Copy nothing but the text: reproduce each line of the listing exactly and leave the pictures out.

▸ **DATASET EXCERPT**:
--

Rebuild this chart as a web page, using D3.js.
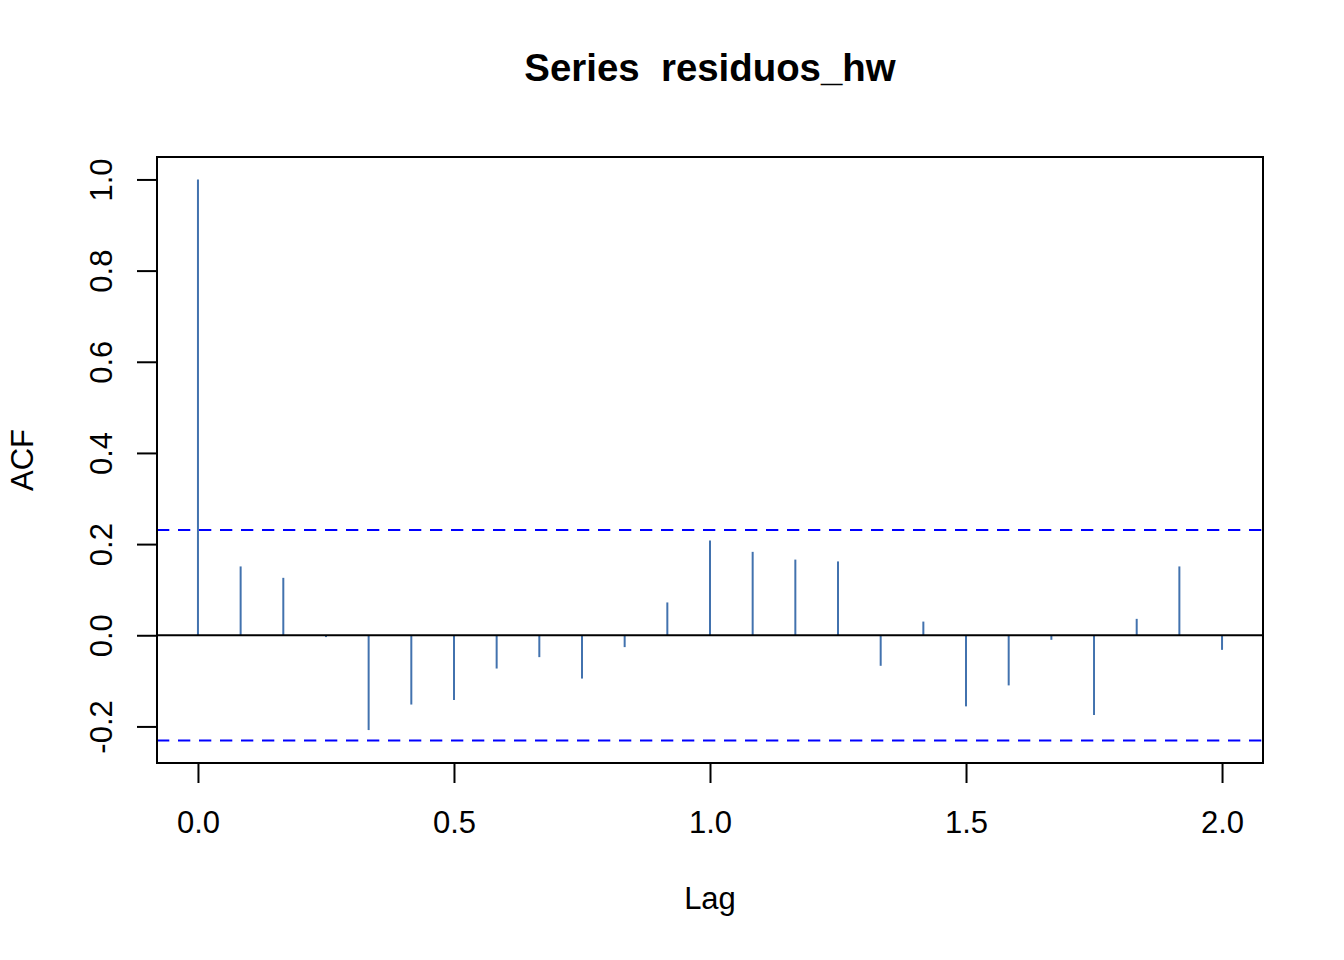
<!DOCTYPE html>
<html>
<head>
<meta charset="utf-8">
<script src="https://cdn.jsdelivr.net/npm/d3@7"></script>
<style>
  html, body { margin: 0; padding: 0; background: #ffffff; }
  svg { display: block; font-family: "Liberation Sans", Arial, sans-serif; }
</style>
</head>
<body>
<svg id="chart" width="1344" height="960"></svg>
<script>
// Data: sample ACF of residuos_hw (monthly series, lags in years)
const lags = d3.range(0, 25).map(k => k / 12);
const acfValues = [
  1.000, 0.151, 0.126, -0.004, -0.208, -0.152, -0.142, -0.073, -0.048,
  -0.095, -0.026, 0.072, 0.208, 0.183, 0.166, 0.162, -0.067, 0.030,
  -0.156, -0.110, -0.010, -0.175, 0.036, 0.151, -0.032
];
const confLimit = 0.231;
const xTicks = [0, 0.5, 1.0, 1.5, 2.0];
const yTicks = [-0.2, 0.0, 0.2, 0.4, 0.6, 0.8, 1.0];
const titleText = "Series  residuos_hw";
const xLabel = "Lag";
const yLabel = "ACF";

(function () {
const svg = d3.select("#chart");
const pLeft = 157, pRight = 1263, pTop = 157, pBottom = 763;
const fmt = d => d3.format(".1f")(d).replace("\u2212", "-");

// R-style 4% axis extension
const xmin = 0, xmax = 2;
const ymin = -confLimit, ymax = 1;
const xr = (xmax - xmin) * 0.04, yr = (ymax - ymin) * 0.04;
const x = d3.scaleLinear().domain([xmin - xr, xmax + xr]).range([pLeft, pRight]);
const y = d3.scaleLinear().domain([ymin - yr, ymax + yr]).range([pBottom, pTop]);

svg.append("defs").append("clipPath").attr("id", "plotclip")
  .append("rect").attr("x", pLeft).attr("y", pTop)
  .attr("width", pRight - pLeft).attr("height", pBottom - pTop);

const plot = svg.append("g").attr("clip-path", "url(#plotclip)");

// spikes
plot.selectAll("line.spike").data(acfValues).enter().append("line")
  .attr("class", "spike")
  .attr("x1", (d, i) => x(lags[i])).attr("x2", (d, i) => x(lags[i]))
  .attr("y1", y(0)).attr("y2", d => y(d))
  .attr("stroke", "#4272ae").attr("stroke-width", 2);

// zero line
plot.append("line")
  .attr("x1", pLeft).attr("x2", pRight)
  .attr("y1", y(0)).attr("y2", y(0))
  .attr("stroke", "#000").attr("stroke-width", 2);

// confidence limits
[confLimit, -confLimit].forEach(c => {
  plot.append("line")
    .attr("x1", pLeft).attr("x2", pRight)
    .attr("y1", y(c)).attr("y2", y(c))
    .attr("stroke", "#0000ff").attr("stroke-width", 2)
    .attr("stroke-dasharray", "12.3,8.7");
});

// frame
svg.append("rect")
  .attr("x", pLeft).attr("y", pTop)
  .attr("width", pRight - pLeft).attr("height", pBottom - pTop)
  .attr("fill", "none").attr("stroke", "#000").attr("stroke-width", 2);

// x axis
const xAxis = d3.axisBottom(x).tickValues(xTicks).tickSize(20).tickPadding(0)
  .tickFormat(fmt);
const gx = svg.append("g").attr("transform", `translate(0,${pBottom})`).call(xAxis);
gx.select(".domain")
  .attr("d", `M${x(xTicks[0])},0H${x(xTicks[xTicks.length - 1])}`)
  .attr("stroke-width", 2);
gx.selectAll(".tick line").attr("stroke-width", 2);
gx.selectAll(".tick text")
  .attr("y", 70).attr("dy", null)
  .attr("font-size", 31).attr("fill", "#000")
  .attr("font-family", "Liberation Sans, Arial, sans-serif");

// y axis
const yAxis = d3.axisLeft(y).tickValues(yTicks).tickSize(20).tickPadding(0)
  .tickFormat(fmt);
const gy = svg.append("g").attr("transform", `translate(${pLeft},0)`).call(yAxis);
gy.select(".domain")
  .attr("d", `M0,${y(yTicks[0])}V${y(yTicks[yTicks.length - 1])}`)
  .attr("stroke-width", 2);
gy.selectAll(".tick line").attr("stroke-width", 2);
gy.selectAll(".tick text").remove();
gy.selectAll(".tick").append("text")
  .attr("transform", "translate(-45,0) rotate(-90)")
  .attr("text-anchor", "middle")
  .attr("font-size", 31).attr("fill", "#000")
  .attr("font-family", "Liberation Sans, Arial, sans-serif")
  .text(d => fmt(d));

// title
svg.append("text")
  .attr("x", (pLeft + pRight) / 2).attr("y", 81)
  .attr("text-anchor", "middle")
  .attr("font-size", 38.4).attr("font-weight", "bold")
  .attr("fill", "#000")
  .style("white-space", "pre")
  .text(titleText);

// axis labels
svg.append("text")
  .attr("x", (pLeft + pRight) / 2).attr("y", 909)
  .attr("text-anchor", "middle")
  .attr("font-size", 31).attr("fill", "#000")
  .text(xLabel);

svg.append("text")
  .attr("transform", `translate(33,${(pTop + pBottom) / 2}) rotate(-90)`)
  .attr("text-anchor", "middle")
  .attr("font-size", 31).attr("fill", "#000")
  .text(yLabel);
})();
</script>
</body>
</html>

--

▸ **FULL ANSWER**:
Rebuild this chart as a web page, using D3.js.
<!DOCTYPE html>
<html>
<head>
<meta charset="utf-8">
<script src="https://cdn.jsdelivr.net/npm/d3@7"></script>
<style>
  html, body { margin: 0; padding: 0; background: #ffffff; }
  svg { display: block; font-family: "Liberation Sans", Arial, sans-serif; }
</style>
</head>
<body>
<svg id="chart" width="1344" height="960"></svg>
<script>
// Data: sample ACF of residuos_hw (monthly series, lags in years)
const lags = d3.range(0, 25).map(k => k / 12);
const acfValues = [
  1.000, 0.151, 0.126, -0.004, -0.208, -0.152, -0.142, -0.073, -0.048,
  -0.095, -0.026, 0.072, 0.208, 0.183, 0.166, 0.162, -0.067, 0.030,
  -0.156, -0.110, -0.010, -0.175, 0.036, 0.151, -0.032
];
const confLimit = 0.231;
const xTicks = [0, 0.5, 1.0, 1.5, 2.0];
const yTicks = [-0.2, 0.0, 0.2, 0.4, 0.6, 0.8, 1.0];
const titleText = "Series  residuos_hw";
const xLabel = "Lag";
const yLabel = "ACF";

(function () {
const svg = d3.select("#chart");
const pLeft = 157, pRight = 1263, pTop = 157, pBottom = 763;
const fmt = d => d3.format(".1f")(d).replace("\u2212", "-");

// R-style 4% axis extension
const xmin = 0, xmax = 2;
const ymin = -confLimit, ymax = 1;
const xr = (xmax - xmin) * 0.04, yr = (ymax - ymin) * 0.04;
const x = d3.scaleLinear().domain([xmin - xr, xmax + xr]).range([pLeft, pRight]);
const y = d3.scaleLinear().domain([ymin - yr, ymax + yr]).range([pBottom, pTop]);

svg.append("defs").append("clipPath").attr("id", "plotclip")
  .append("rect").attr("x", pLeft).attr("y", pTop)
  .attr("width", pRight - pLeft).attr("height", pBottom - pTop);

const plot = svg.append("g").attr("clip-path", "url(#plotclip)");

// spikes
plot.selectAll("line.spike").data(acfValues).enter().append("line")
  .attr("class", "spike")
  .attr("x1", (d, i) => x(lags[i])).attr("x2", (d, i) => x(lags[i]))
  .attr("y1", y(0)).attr("y2", d => y(d))
  .attr("stroke", "#4272ae").attr("stroke-width", 2);

// zero line
plot.append("line")
  .attr("x1", pLeft).attr("x2", pRight)
  .attr("y1", y(0)).attr("y2", y(0))
  .attr("stroke", "#000").attr("stroke-width", 2);

// confidence limits
[confLimit, -confLimit].forEach(c => {
  plot.append("line")
    .attr("x1", pLeft).attr("x2", pRight)
    .attr("y1", y(c)).attr("y2", y(c))
    .attr("stroke", "#0000ff").attr("stroke-width", 2)
    .attr("stroke-dasharray", "12.3,8.7");
});

// frame
svg.append("rect")
  .attr("x", pLeft).attr("y", pTop)
  .attr("width", pRight - pLeft).attr("height", pBottom - pTop)
  .attr("fill", "none").attr("stroke", "#000").attr("stroke-width", 2);

// x axis
const xAxis = d3.axisBottom(x).tickValues(xTicks).tickSize(20).tickPadding(0)
  .tickFormat(fmt);
const gx = svg.append("g").attr("transform", `translate(0,${pBottom})`).call(xAxis);
gx.select(".domain")
  .attr("d", `M${x(xTicks[0])},0H${x(xTicks[xTicks.length - 1])}`)
  .attr("stroke-width", 2);
gx.selectAll(".tick line").attr("stroke-width", 2);
gx.selectAll(".tick text")
  .attr("y", 70).attr("dy", null)
  .attr("font-size", 31).attr("fill", "#000")
  .attr("font-family", "Liberation Sans, Arial, sans-serif");

// y axis
const yAxis = d3.axisLeft(y).tickValues(yTicks).tickSize(20).tickPadding(0)
  .tickFormat(fmt);
const gy = svg.append("g").attr("transform", `translate(${pLeft},0)`).call(yAxis);
gy.select(".domain")
  .attr("d", `M0,${y(yTicks[0])}V${y(yTicks[yTicks.length - 1])}`)
  .attr("stroke-width", 2);
gy.selectAll(".tick line").attr("stroke-width", 2);
gy.selectAll(".tick text").remove();
gy.selectAll(".tick").append("text")
  .attr("transform", "translate(-45,0) rotate(-90)")
  .attr("text-anchor", "middle")
  .attr("font-size", 31).attr("fill", "#000")
  .attr("font-family", "Liberation Sans, Arial, sans-serif")
  .text(d => fmt(d));

// title
svg.append("text")
  .attr("x", (pLeft + pRight) / 2).attr("y", 81)
  .attr("text-anchor", "middle")
  .attr("font-size", 38.4).attr("font-weight", "bold")
  .attr("fill", "#000")
  .style("white-space", "pre")
  .text(titleText);

// axis labels
svg.append("text")
  .attr("x", (pLeft + pRight) / 2).attr("y", 909)
  .attr("text-anchor", "middle")
  .attr("font-size", 31).attr("fill", "#000")
  .text(xLabel);

svg.append("text")
  .attr("transform", `translate(33,${(pTop + pBottom) / 2}) rotate(-90)`)
  .attr("text-anchor", "middle")
  .attr("font-size", 31).attr("fill", "#000")
  .text(yLabel);
})();
</script>
</body>
</html>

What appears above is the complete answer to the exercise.